Fuel and taxes in Europe

Sept. 30, 1996
A European Commission (EC) report published this month reaches the altogether unstartling conclusion that the affordability and consumption of transportation fuels are related to one another. Europeans should be on guard. From just such observations of the obvious often flow grievous errors of policy.

A European Commission (EC) report published this month reaches the altogether unstartling conclusion that the affordability and consumption of transportation fuels are related to one another. Europeans should be on guard. From just such observations of the obvious often flow grievous errors of policy.

The report comes from the EC's environmental directorate and Eurostat, the Statistical Office of the European Communities, under the aegis of the European Union (EU) goal of "sustainable mobility." For 10 EU member countries, the report tracks the share of net disposable income per person required to buy 1,000 l. of a weighted mix of vehicle fuels. In each country and for the group at large, the share plummeted.

"As the price of fuel relative to disposable income has fallen," the report observes, "the consumption of fuels has increased."

Rising consumption

Of course it has increased. In the absence of extraordinary influences, the consumption of any commodity increases when its affordability rises.

According to the report, the fuel price per 1,000 l. relative to average disposable income per capita for the 10 countries as a group fell from 7.7% in 1980 to 4.9% in 1994. Among the largest consumers, the decreases were from 7.3% to 4% in Germany, 8.2% to 5.1% in the U.K., and 6.8% to 4.1% in France.

These are big changes. Yet it is no more startling that fuel affordability increased during this period than it is that fuel consumption increased as a consequence. In fact, the period chosen for the comparison exaggerates results. The starting point, 1980, was an historically high year for oil prices in many categories, including yearend quotes for Brent blend and the average annual price of Arabian light crude oil. It was also an economically sluggish year, with industrialized countries straining from high rates of inflation and slack growth, twin legacies of the crude price leap of the late 1970s.

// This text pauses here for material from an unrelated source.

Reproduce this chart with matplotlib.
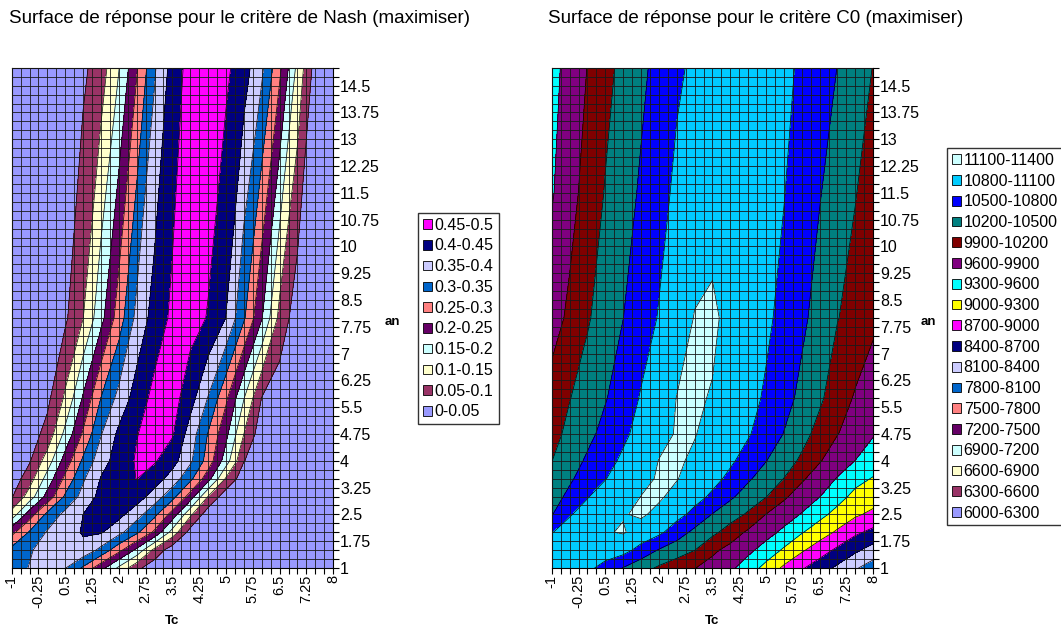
import numpy as np
import matplotlib.pyplot as plt
from matplotlib.patches import Patch

plt.rcParams['font.family'] = ['Liberation Sans', 'DejaVu Sans']

tc = [-1, -0.5, 0, 0.5, 1, 1.5, 2, 2.5, 3, 3.5, 4, 4.5, 5, 5.5, 6, 6.5, 7, 7.5, 8]

# Nash criterion, one row per "an" value
an_nash = [1, 1.5, 2, 2.5, 3, 3.5, 4, 4.75, 5.75, 8, 15]
nash = [
    [0.33, 0.352, 0.37, 0.352, 0.292, 0.217, 0.14, 0.0625, 0.02, 0.01, 0.01, 0.01, 0.01, 0.01, 0.01, 0.01, 0.01, 0.01, 0.01],
    [0.315, 0.345, 0.37, 0.385, 0.385, 0.336, 0.265, 0.1875, 0.084, 0.02, 0.01, 0.01, 0.01, 0.01, 0.01, 0.01, 0.01, 0.01, 0.01],
    [0.235, 0.305, 0.355, 0.375, 0.405, 0.405, 0.365, 0.31, 0.24, 0.13, 0.03, 0.01, 0.01, 0.01, 0.01, 0.01, 0.01, 0.01, 0.01],
    [0.12, 0.225, 0.313, 0.364, 0.4, 0.425, 0.415, 0.37, 0.313, 0.23, 0.11, 0.02, 0.01, 0.01, 0.01, 0.01, 0.01, 0.01, 0.01],
    [0.045, 0.123, 0.217, 0.308, 0.367, 0.415, 0.435, 0.425, 0.377, 0.317, 0.228, 0.098, 0.02, 0.01, 0.01, 0.01, 0.01, 0.01, 0.01],
    [0.02, 0.077, 0.17, 0.262, 0.343, 0.403, 0.43, 0.451, 0.425, 0.378, 0.313, 0.22, 0.094, 0.02, 0.01, 0.01, 0.01, 0.01, 0.01],
    [0.015, 0.045, 0.124, 0.221, 0.309, 0.379, 0.4225, 0.455, 0.455, 0.419, 0.359, 0.279, 0.175, 0.052, 0.015, 0.01, 0.01, 0.01, 0.01],
    [0.01, 0.025, 0.067, 0.164, 0.257, 0.347, 0.411, 0.448, 0.47, 0.455, 0.377, 0.297, 0.213, 0.1, 0.02, 0.01, 0.01, 0.01, 0.01],
    [0.01, 0.02, 0.038, 0.108, 0.206, 0.301, 0.365, 0.423, 0.465, 0.47, 0.421, 0.347, 0.259, 0.152, 0.048, 0.02, 0.01, 0.01, 0.01],
    [0.01, 0.015, 0.025, 0.042, 0.099, 0.184, 0.274, 0.364, 0.421, 0.46, 0.47, 0.447, 0.399, 0.307, 0.204, 0.085, 0.02, 0.02, 0.01],
    [0.02, 0.02, 0.02, 0.02, 0.04, 0.076, 0.148, 0.245, 0.344, 0.42, 0.47, 0.485, 0.46, 0.422, 0.36, 0.261, 0.136, 0.03, 0.02],
]

# C0 criterion
an_c0 = [1, 1.5, 2, 2.5, 3, 3.5, 4, 4.75, 5.75, 8, 11.5, 15]
c0 = [
    [10900, 10950, 10880, 10679, 10487, 10311, 10156, 10032, 9909, 9781, 9655, 9455, 9200, 8945, 8732, 8539, 8341, 8132, 7950],
    [10930, 11000, 11020, 10980, 10910, 10688, 10479, 10341, 10205, 9960, 9800, 9665, 9484, 9256, 9040, 8839, 8640, 8453, 8280],
    [10790, 10900, 11000, 11080, 11120, 11004, 10864, 10642, 10426, 10271, 10067, 9848, 9703, 9536, 9320, 9140, 8955, 8756, 8620],
    [10480, 10782, 10891, 10990, 11087, 11130, 11044, 10894, 10717, 10488, 10334, 10159, 9894, 9740, 9581, 9383, 9204, 9045, 8930],
    [10390, 10560, 10787, 10899, 11001, 11103, 11130, 11035, 10903, 10750, 10546, 10373, 10212, 9946, 9765, 9606, 9405, 9220, 9140],
    [10290, 10460, 10624, 10791, 10917, 11044, 11120, 11110, 11009, 10887, 10734, 10537, 10367, 10195, 9939, 9756, 9582, 9390, 9280],
    [10195, 10371, 10542, 10704, 10850, 10980, 11105, 11130, 11065, 10953, 10843, 10688, 10507, 10334, 10149, 9921, 9737, 9595, 9450],
    [10100, 10276, 10426, 10585, 10745, 10896, 11036, 11115, 11110, 11026, 10926, 10825, 10668, 10490, 10302, 10099, 9908, 9780, 9620],
    [10010, 10190, 10335, 10481, 10648, 10823, 10964, 11105, 11120, 11090, 10987, 10882, 10766, 10601, 10428, 10248, 10040, 9870, 9740],
    [9780, 9956, 10168, 10338, 10497, 10659, 10818, 10971, 11110, 11130, 11051, 10952, 10851, 10722, 10560, 10387, 10210, 10100, 9960],
    [9570, 9796, 10008, 10218, 10377, 10539, 10698, 10860, 10960, 11030, 11040, 11000, 10930, 10810, 10664, 10516, 10366, 10211, 10080],
    [9500, 9709, 9907, 10110, 10283, 10437, 10593, 10755, 10850, 10920, 10970, 10980, 10950, 10870, 10752, 10625, 10495, 10350, 10190],
]

nash_levels = [0, 0.05, 0.1, 0.15, 0.2, 0.25, 0.3, 0.35, 0.4, 0.45, 0.5]
nash_labels = ['0-0.05', '0.05-0.1', '0.1-0.15', '0.15-0.2', '0.2-0.25', '0.25-0.3',
               '0.3-0.35', '0.35-0.4', '0.4-0.45', '0.45-0.5']
c0_levels = [6000, 6300, 6600, 6900, 7200, 7500, 7800, 8100, 8400, 8700, 9000, 9300,
             9600, 9900, 10200, 10500, 10800, 11100, 11400]
c0_labels = ['6000-6300', '6300-6600', '6600-6900', '6900-7200', '7200-7500', '7500-7800',
             '7800-8100', '8100-8400', '8400-8700', '8700-9000', '9000-9300', '9300-9600',
             '9600-9900', '9900-10200', '10200-10500', '10500-10800', '10800-11100', '11100-11400']

tc_ticks = [-1, -0.25, 0.5, 1.25, 2, 2.75, 3.5, 4.25, 5, 5.75, 6.5, 7.25, 8]
tc_labels = ['-1', '-0.25', '0.5', '1.25', '2', '2.75', '3.5', '4.25', '5', '5.75', '6.5', '7.25', '8']
an_ticks = [1, 1.75, 2.5, 3.25, 4, 4.75, 5.5, 6.25, 7, 7.75, 8.5, 9.25, 10, 10.75, 11.5,
            12.25, 13, 13.75, 14.5]
an_labels = ['1', '1.75', '2.5', '3.25', '4', '4.75', '5.5', '6.25', '7', '7.75', '8.5', '9.25',
             '10', '10.75', '11.5', '12.25', '13', '13.75', '14.5']

# excel palette, lowest band first
pal = ['#9999FF', '#993366', '#FFFFCC', '#CCFFFF', '#660066', '#FF8080', '#0066CC',
       '#CCCCFF', '#000080', '#FF00FF', '#FFFF00', '#00FFFF', '#800080', '#800000',
       '#008080', '#0000FF', '#00CCFF', '#CCFFFF']
nash_colors = pal[:10]
c0_colors = pal[:18]


def draw_surface(ax, x, y, z, levels, colors):
    X, Y = np.meshgrid(x, y)
    Z = np.array(z)
    ax.contourf(X, Y, Z, levels=levels, colors=colors, zorder=0)
    ax.contour(X, Y, Z, levels=levels[1:-1], colors='black', linewidths=0.5, zorder=1)
    ax.set_xlim(-1, 8)
    ax.set_ylim(1, 15)
    ax.set_xticks(tc_ticks)
    ax.set_xticklabels(tc_labels, rotation=90, fontsize=10.5)
    ax.set_xticks(np.arange(-1, 8.01, 0.25), minor=True)
    ax.yaxis.tick_right()
    ax.set_yticks(an_ticks)
    ax.set_yticklabels(an_labels, fontsize=11.5)
    ax.set_yticks(np.arange(1, 15.01, 0.25), minor=True)
    ax.set_axisbelow(False)
    ax.grid(which='both', color='#1a1a1a', linewidth=0.6)
    ax.tick_params(which='both', direction='out', length=4, width=0.8,
                   colors='black', pad=1)
    for s in ax.spines.values():
        s.set_linewidth(0.8)


fig = plt.figure(figsize=(10.61, 6.3), dpi=100)
ax1 = fig.add_axes([0.011, 0.0984, 0.303, 0.794])
ax2 = fig.add_axes([0.52, 0.0984, 0.303, 0.794])

draw_surface(ax1, tc, an_nash, nash, nash_levels, nash_colors)
draw_surface(ax2, tc, an_c0, c0, c0_levels, c0_colors)

fig.text(0.0085, 0.971, 'Surface de réponse pour le critère de Nash (maximiser)',
         fontsize=13.5, va='center', ha='left')
fig.text(0.5165, 0.971, 'Surface de réponse pour le critère C0 (maximiser)',
         fontsize=13.5, va='center', ha='left')

for x_an, x_tc in [(0.3695, 0.162), (0.8746, 0.671)]:
    fig.text(x_an, 0.489, 'an', fontsize=9.5, fontweight='bold', ha='center', va='center')
    fig.text(x_tc, 0.0143, 'Tc', fontsize=9.5, fontweight='bold', ha='center', va='center')

h1 = [Patch(facecolor=c, edgecolor='black', linewidth=0.6) for c in nash_colors][::-1]
fig.legend(h1, nash_labels[::-1], loc='upper left', bbox_to_anchor=(0.394, 0.662),
           fontsize=11.5, frameon=True, fancybox=False, edgecolor='black',
           handlelength=0.55, handleheight=0.55, handletextpad=0.2,
           labelspacing=0.36, borderpad=0.3, borderaxespad=0)

# shifted a little left so the longest labels stay inside the figure
h2 = [Patch(facecolor=c, edgecolor='black', linewidth=0.6) for c in c0_colors][::-1]
fig.legend(h2, c0_labels[::-1], loc='upper left', bbox_to_anchor=(0.8925, 0.765),
           fontsize=11.5, frameon=True, fancybox=False, edgecolor='black',
           handlelength=0.55, handleheight=0.55, handletextpad=0.2,
           labelspacing=0.36, borderpad=0.3, borderaxespad=0)

fig.savefig('out.png', dpi=100)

In 1994, by contrast, yearend Brent quotes were at their second lowest level and Arabian light at its lowest annual average since 1988. And most European economies were in recovery, meaning incomes were rising.

Eurostat's news release on its study doesn't mention the aberrant forces that strained both dimensions of fuel affordability in 1980 or the more-cyclic influences that combined to make European fuel especially affordable in 1994. The context would have been useful.

Instead, the impression is strong that Europeans use "too much" fuel for transportation because it is "too cheap." Eurostat does nothing to discourage the inference.

"Energy use depletes the earth's resources," it notes in another helpful assertion of the self-evident. Then this: "The stocks of fossil fuels are limited and cannot be guaranteed for future generations."

Might a political agenda lurk in all this? Governments always talk about the need to preserve resources for future generations before they raise taxes. And European governments are unusually desperate for revenues these days. All but three of them-those of Denmark, Ireland, and Luxembourg-haven't met the EU's budgetary targets for economic and monetary union (EMU), due for launch in 1998.

Big tax load

Yet from a non-European perspective, any addition to taxes on European motor fuels seems inhumane. In every major fuel consuming country of Europe, taxes account for 75% or more of retail prices of gasoline and at least 55% of retail prices of diesel. This burden on mobility partly explains why European economies have had trouble sustaining recovery in recent years. Higher taxes could knock them back into recession and sabotage EMU from the output side of its economic targets.

But then, by the parameters implied by the Eurostat report, recession might be useful. People tend to travel less than they would otherwise and thereby preserve more resources for future generations when they're out of work and short of money.